Rumi

Ive Come Again - Analysis

The return that refuses permission

The poem’s driving claim is simple and fierce: the speaker keeps coming back not to accept life as it is, but to force a breach in it. The repeated opening, i’ve come again, isn’t the gentle refrain of someone seeking comfort; it’s the chant of someone arriving with a battering ram. He comes like a new year, but instead of renewal as decoration, renewal is invasion: he will crash the gate of an old prison. From the start, life is cast as confinement, and the speaker’s return is an act of jailbreak—less a visit than a siege.

Life as monster, cosmos as executioner

The poem escalates its enemy quickly. Life is not merely difficult; it is a man-eating monster, armed with teeth and claws. Then the target widens from personal suffering to metaphysical outrage: the speaker wants to puncture the glory of the cosmos because it mercilessly destroys humans. That verb puncture matters: he doesn’t just reject the cosmos; he wants to deflate its grandeur, as if cosmic beauty is a kind of propaganda that distracts from its cruelty. The tone here is not resigned spirituality; it’s an indictment, even a lawsuit against creation.

A love-drunk falcon with a vow of steel

Against those gigantic forces, the speaker imagines himself as a weapon: i am the falcon, hunting birds of black omen before their flights. The image makes him both protective and predatory; he will save by killing. That doubleness is one of the poem’s central tensions: the speaker’s love produces violence, and his devotion sounds like threat. His vow sharpens the moral pressure. He says, i gave my word to give my life, and he asks God to break my back before he breaks that promise. The prayer is startling: he doesn’t request safety or reward, only enforcement. Love, here, is not a feeling but an oath so binding he’d rather be physically ruined than spiritually inconsistent.

From cosmic rebellion to the living room

A hinge occurs when the poem turns from monsters and cosmos to a house: how do you dare to let someone like me enter your house. Suddenly the conflict becomes intimate and social. The speaker is intoxicated with love, and intoxication explains the poem’s wild swing between holiness and disorder. He warns the host plainly: i’ll break all this and destroy all that. The tone becomes almost darkly comic in its specificity: if the sheriff arrives, he’ll throw wine in his face; if a gatekeeper restrains him, he’ll break his arm. These aren’t abstract principles anymore; they’re barroom scenarios. Yet the point isn’t mere belligerence. The poem suggests that love—real love, not polite admiration—cannot fit inside respectable order. It will always collide with authority, manners, and the rules of the house.
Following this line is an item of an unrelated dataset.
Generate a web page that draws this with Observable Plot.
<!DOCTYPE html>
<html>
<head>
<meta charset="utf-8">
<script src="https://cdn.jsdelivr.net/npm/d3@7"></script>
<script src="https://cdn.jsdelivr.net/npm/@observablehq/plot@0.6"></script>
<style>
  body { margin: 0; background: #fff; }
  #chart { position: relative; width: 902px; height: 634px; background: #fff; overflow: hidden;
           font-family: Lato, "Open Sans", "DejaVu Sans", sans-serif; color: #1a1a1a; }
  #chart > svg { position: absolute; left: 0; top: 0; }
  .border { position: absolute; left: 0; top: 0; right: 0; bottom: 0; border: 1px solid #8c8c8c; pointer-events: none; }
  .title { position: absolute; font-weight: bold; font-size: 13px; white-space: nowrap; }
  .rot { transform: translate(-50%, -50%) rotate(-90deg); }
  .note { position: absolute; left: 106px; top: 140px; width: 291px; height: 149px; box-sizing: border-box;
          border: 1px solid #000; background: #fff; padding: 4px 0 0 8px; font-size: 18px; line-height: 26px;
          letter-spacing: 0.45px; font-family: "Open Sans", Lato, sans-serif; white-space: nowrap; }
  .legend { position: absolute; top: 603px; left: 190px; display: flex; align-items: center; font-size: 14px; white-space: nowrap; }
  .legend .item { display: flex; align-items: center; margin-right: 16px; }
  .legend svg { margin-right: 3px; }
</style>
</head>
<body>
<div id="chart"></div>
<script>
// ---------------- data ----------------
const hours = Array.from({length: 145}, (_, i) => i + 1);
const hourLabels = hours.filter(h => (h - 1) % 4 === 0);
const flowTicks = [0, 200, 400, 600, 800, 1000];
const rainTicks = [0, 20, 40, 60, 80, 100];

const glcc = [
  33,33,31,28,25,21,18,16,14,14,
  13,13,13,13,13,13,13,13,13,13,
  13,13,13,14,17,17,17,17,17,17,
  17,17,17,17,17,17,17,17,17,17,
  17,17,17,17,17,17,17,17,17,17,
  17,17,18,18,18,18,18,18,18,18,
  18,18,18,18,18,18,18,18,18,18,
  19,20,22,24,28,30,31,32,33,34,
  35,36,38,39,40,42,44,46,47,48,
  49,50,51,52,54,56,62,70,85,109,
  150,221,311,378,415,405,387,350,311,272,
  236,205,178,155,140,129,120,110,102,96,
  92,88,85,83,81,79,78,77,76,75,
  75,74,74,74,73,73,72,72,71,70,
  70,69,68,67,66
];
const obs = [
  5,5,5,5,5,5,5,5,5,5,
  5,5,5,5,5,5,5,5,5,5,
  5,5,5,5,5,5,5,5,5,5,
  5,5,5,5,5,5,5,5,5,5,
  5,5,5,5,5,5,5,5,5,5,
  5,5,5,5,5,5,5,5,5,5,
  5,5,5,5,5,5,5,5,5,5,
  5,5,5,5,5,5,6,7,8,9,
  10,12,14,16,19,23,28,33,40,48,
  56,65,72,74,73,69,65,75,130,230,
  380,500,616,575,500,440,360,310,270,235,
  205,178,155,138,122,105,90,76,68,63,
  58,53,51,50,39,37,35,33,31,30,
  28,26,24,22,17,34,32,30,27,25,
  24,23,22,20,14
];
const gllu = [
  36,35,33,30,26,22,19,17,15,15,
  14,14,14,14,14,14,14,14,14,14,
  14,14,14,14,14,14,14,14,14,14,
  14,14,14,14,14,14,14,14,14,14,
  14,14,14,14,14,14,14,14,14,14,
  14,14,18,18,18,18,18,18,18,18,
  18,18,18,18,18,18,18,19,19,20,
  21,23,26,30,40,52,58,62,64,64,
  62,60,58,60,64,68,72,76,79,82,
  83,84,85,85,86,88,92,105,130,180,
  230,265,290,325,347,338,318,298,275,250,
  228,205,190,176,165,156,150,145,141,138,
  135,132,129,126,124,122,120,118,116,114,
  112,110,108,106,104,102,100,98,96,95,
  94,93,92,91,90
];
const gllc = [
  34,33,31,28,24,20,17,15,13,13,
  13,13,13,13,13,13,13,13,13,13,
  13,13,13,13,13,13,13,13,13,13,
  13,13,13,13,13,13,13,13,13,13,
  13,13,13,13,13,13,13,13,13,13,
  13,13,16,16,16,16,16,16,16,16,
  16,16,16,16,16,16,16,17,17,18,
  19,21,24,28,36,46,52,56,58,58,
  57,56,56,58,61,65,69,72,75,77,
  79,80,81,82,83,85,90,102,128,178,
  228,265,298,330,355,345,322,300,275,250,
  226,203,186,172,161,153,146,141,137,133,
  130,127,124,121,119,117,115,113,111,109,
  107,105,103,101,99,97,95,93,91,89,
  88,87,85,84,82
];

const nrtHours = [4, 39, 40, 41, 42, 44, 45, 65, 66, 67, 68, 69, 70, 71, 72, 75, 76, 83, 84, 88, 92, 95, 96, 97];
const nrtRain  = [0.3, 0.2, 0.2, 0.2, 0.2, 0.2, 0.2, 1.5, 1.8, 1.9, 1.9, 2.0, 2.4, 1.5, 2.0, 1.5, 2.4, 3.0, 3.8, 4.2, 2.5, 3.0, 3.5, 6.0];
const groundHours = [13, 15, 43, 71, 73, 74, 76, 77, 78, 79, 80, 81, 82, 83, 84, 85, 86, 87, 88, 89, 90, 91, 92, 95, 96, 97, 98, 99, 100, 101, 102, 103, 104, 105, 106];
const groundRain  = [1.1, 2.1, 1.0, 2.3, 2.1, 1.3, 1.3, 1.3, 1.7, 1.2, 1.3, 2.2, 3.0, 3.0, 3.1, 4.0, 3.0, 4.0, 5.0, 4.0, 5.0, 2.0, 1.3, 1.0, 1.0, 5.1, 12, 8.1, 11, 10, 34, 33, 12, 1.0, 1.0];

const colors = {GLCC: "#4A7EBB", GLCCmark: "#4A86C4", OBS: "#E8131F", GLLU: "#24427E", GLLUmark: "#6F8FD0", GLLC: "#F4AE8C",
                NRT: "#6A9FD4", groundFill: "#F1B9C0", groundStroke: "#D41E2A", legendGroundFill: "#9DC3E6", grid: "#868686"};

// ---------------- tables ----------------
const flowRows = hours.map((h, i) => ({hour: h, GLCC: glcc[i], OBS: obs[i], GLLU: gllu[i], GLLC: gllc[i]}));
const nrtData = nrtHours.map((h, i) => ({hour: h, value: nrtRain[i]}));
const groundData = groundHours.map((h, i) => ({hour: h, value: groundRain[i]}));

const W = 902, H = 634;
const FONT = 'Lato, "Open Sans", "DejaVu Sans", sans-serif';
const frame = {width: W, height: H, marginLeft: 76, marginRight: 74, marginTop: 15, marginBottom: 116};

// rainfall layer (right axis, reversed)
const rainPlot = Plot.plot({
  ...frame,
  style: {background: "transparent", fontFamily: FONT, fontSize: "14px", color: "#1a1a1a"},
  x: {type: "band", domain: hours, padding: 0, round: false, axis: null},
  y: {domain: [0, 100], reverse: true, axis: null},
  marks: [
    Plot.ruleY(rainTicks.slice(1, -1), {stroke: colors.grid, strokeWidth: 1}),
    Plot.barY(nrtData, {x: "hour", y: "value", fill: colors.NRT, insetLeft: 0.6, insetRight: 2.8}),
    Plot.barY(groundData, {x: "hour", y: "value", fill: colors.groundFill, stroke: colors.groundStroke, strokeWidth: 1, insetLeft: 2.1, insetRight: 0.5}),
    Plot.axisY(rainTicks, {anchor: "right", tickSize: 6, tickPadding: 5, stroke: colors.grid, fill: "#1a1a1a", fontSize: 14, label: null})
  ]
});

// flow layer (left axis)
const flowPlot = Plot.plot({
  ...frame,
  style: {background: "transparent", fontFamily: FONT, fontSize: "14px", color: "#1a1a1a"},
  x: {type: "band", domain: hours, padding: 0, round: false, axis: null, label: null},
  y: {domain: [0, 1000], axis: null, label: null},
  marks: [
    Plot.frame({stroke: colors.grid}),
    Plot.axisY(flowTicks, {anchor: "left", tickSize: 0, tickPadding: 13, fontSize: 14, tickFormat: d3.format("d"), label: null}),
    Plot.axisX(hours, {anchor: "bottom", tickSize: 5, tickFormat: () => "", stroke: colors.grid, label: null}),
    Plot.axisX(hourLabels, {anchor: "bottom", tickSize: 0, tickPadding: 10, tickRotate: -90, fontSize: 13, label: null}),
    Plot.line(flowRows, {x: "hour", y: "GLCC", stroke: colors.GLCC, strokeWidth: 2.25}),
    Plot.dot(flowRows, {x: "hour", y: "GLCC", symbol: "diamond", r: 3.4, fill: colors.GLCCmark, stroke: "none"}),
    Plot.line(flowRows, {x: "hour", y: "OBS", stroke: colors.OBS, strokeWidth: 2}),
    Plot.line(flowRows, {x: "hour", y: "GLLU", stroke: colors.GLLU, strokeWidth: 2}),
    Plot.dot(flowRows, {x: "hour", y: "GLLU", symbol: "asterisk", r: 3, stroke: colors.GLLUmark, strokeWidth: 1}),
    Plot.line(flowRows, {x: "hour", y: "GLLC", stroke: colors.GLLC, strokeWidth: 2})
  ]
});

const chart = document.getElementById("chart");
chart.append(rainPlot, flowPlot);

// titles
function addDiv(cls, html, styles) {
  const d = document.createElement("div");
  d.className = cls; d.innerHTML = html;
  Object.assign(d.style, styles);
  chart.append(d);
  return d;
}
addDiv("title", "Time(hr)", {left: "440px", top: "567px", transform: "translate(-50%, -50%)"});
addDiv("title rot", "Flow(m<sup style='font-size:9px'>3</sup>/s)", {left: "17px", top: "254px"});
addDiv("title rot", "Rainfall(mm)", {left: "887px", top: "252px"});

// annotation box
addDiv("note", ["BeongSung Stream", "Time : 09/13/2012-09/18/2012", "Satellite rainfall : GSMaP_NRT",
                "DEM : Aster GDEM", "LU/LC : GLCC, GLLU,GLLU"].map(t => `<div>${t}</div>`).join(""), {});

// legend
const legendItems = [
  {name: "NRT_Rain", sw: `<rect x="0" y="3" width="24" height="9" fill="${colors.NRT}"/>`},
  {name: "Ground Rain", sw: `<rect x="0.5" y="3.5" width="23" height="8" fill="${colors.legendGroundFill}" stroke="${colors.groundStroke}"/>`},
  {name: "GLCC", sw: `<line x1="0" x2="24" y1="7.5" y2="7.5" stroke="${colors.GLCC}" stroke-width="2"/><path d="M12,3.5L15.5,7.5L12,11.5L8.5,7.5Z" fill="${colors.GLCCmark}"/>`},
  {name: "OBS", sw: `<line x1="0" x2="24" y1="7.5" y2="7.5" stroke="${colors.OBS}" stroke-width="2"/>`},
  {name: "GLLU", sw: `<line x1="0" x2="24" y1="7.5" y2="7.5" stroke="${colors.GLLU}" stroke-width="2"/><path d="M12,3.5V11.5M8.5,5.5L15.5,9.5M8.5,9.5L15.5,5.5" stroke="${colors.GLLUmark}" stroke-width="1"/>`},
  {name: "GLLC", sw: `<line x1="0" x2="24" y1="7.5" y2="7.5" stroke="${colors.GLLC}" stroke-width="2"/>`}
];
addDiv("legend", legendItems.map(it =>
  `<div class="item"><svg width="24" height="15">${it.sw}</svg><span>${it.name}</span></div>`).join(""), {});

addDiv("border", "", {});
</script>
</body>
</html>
The demand that the heavens obey

The speaker’s defiance reaches its most impossible pitch when he threatens the sky itself: if the heavens don’t go round to his heart’s desire, he’ll crush its wheels and pull out its roots. The image is deliberately absurd—how does one uproot heaven?—and that exaggeration is revealing. The poem isn’t proposing literal power; it’s dramatizing a spiritual posture: the speaker refuses any universe that asks him to accept injustice as destiny. If the cosmos is a machine that grinds people up, he will imagine himself as the wrench in its gears, even if the attempt is doomed. The fury reads like grief refusing to call itself grief.

A feast called life, and the cruelty of the invitation

The final section exposes the poem’s most biting contradiction. Life becomes a social event: a colourful table, a feast to which the speaker is invited. But the invitation is rigged: punish me if i enjoy myself. The speaker’s outrage snaps into a clear accusation—what tyranny is this. In other words, the crime is not only suffering; it’s the double bind. The world offers beauty and appetite, then condemns the one who tastes. Read this way, the earlier threats aren’t random tantrums; they are the desperate logic of someone trapped between desire and prohibition, between being summoned to the banquet of living and being shamed for having a human mouth.

The uncomfortable question the poem leaves us with

When the speaker says he will wreck the house if he enters, he may be confessing something harsher than rebellion: that love, once admitted, makes ordinary life impossible to keep intact. If wine is both literal intoxication and a figure for ecstatic love, then throwing it at the sheriff is not just insolence; it’s a refusal to let law supervise the soul. The poem presses a final question inside its last line: is the tyranny life’s cruelty—or is it the demand that we act grateful for the very trap that wounds us?